# start of Supplied data

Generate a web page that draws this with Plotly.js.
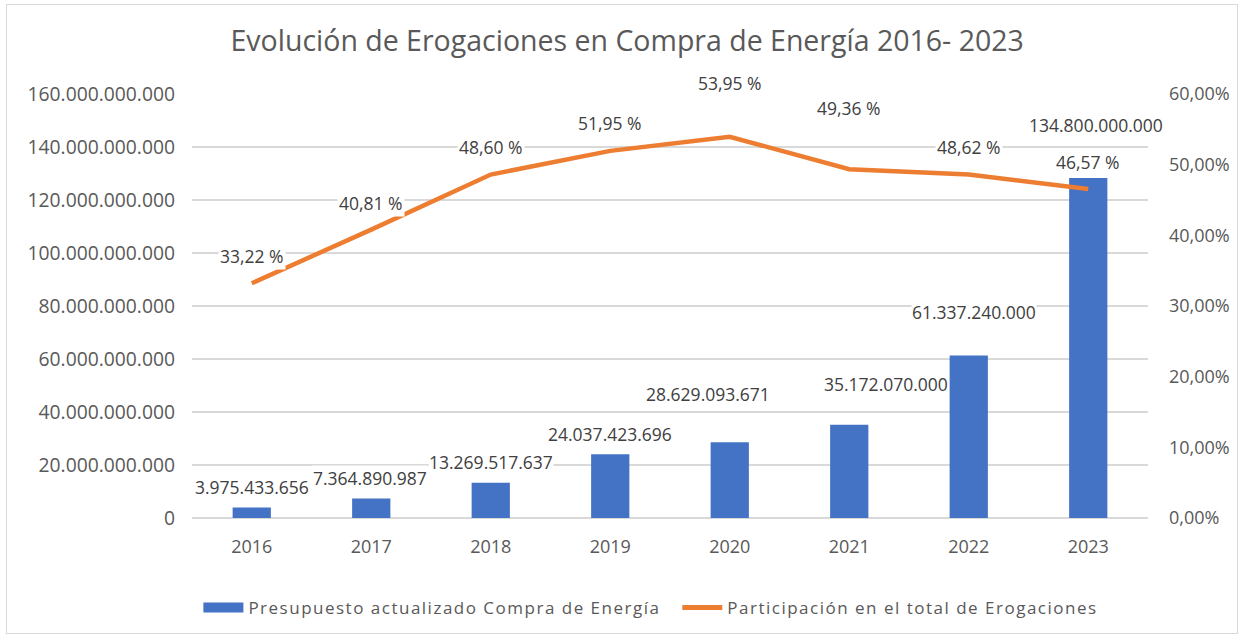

# end of Supplied data
# start of Supplied data

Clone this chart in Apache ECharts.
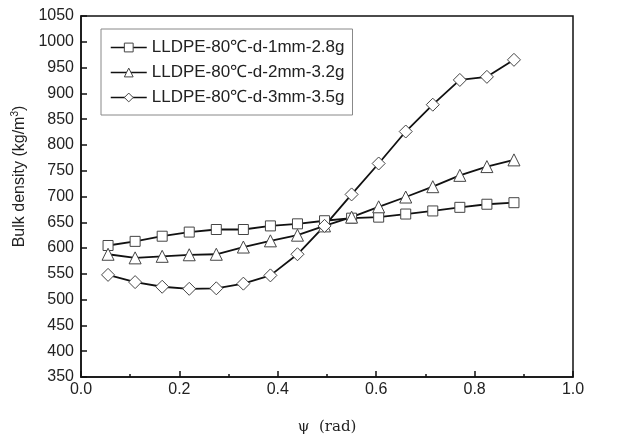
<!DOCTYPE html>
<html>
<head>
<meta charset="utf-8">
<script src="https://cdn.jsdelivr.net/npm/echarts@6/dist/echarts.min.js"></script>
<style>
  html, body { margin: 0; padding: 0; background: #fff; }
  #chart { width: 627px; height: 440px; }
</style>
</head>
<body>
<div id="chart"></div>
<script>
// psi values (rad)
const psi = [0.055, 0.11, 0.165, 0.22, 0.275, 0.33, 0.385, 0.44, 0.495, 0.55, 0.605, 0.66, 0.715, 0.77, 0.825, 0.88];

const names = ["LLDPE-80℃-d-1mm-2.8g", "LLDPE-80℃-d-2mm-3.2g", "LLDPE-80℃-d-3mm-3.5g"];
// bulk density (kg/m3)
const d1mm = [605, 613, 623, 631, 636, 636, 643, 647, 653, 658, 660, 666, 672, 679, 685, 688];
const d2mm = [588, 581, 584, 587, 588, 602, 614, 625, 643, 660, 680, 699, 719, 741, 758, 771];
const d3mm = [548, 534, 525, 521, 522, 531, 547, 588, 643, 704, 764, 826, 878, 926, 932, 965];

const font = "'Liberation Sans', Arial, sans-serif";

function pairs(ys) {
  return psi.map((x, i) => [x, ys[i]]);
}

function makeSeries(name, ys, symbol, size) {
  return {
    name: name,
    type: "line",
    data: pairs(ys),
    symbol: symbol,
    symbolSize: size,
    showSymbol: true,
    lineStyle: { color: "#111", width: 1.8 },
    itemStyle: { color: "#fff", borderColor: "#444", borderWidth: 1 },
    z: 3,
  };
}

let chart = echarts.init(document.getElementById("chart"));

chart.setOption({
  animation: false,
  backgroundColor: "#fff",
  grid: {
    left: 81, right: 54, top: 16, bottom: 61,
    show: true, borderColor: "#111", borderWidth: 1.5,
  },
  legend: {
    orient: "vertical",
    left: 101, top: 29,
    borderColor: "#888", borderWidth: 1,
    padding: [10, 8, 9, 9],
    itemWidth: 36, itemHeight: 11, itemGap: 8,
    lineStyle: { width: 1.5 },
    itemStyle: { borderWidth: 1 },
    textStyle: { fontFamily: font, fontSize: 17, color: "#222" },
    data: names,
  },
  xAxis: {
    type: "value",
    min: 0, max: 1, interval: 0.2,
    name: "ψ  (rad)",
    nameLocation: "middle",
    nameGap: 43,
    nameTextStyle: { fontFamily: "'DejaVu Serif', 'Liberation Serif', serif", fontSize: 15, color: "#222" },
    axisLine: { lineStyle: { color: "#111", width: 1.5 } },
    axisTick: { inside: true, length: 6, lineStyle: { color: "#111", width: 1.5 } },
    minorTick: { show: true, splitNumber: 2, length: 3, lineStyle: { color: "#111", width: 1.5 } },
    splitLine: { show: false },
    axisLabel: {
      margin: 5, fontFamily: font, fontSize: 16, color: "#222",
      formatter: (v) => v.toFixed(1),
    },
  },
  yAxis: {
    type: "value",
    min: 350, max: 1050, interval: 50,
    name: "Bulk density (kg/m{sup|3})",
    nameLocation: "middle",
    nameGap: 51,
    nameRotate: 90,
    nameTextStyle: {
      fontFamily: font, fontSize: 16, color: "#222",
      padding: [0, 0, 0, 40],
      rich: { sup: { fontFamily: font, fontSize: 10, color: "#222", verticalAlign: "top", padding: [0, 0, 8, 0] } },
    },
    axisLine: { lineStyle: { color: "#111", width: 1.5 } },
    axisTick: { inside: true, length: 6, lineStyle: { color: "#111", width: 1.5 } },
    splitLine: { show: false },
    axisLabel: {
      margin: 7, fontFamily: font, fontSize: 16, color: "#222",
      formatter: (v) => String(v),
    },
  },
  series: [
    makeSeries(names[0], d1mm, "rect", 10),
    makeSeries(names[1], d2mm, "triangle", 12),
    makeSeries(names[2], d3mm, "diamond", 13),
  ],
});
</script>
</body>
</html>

# end of Supplied data

** Written exercise **
Copy the lines above exactly, starting with the line that contains "Clone this chart in Apache ECharts." and ending with the line that contains "0.77, 0.825, 0.88];", and leave out any pictures.

** Task answer **
Clone this chart in Apache ECharts.
<!DOCTYPE html>
<html>
<head>
<meta charset="utf-8">
<script src="https://cdn.jsdelivr.net/npm/echarts@6/dist/echarts.min.js"></script>
<style>
  html, body { margin: 0; padding: 0; background: #fff; }
  #chart { width: 627px; height: 440px; }
</style>
</head>
<body>
<div id="chart"></div>
<script>
// psi values (rad)
const psi = [0.055, 0.11, 0.165, 0.22, 0.275, 0.33, 0.385, 0.44, 0.495, 0.55, 0.605, 0.66, 0.715, 0.77, 0.825, 0.88];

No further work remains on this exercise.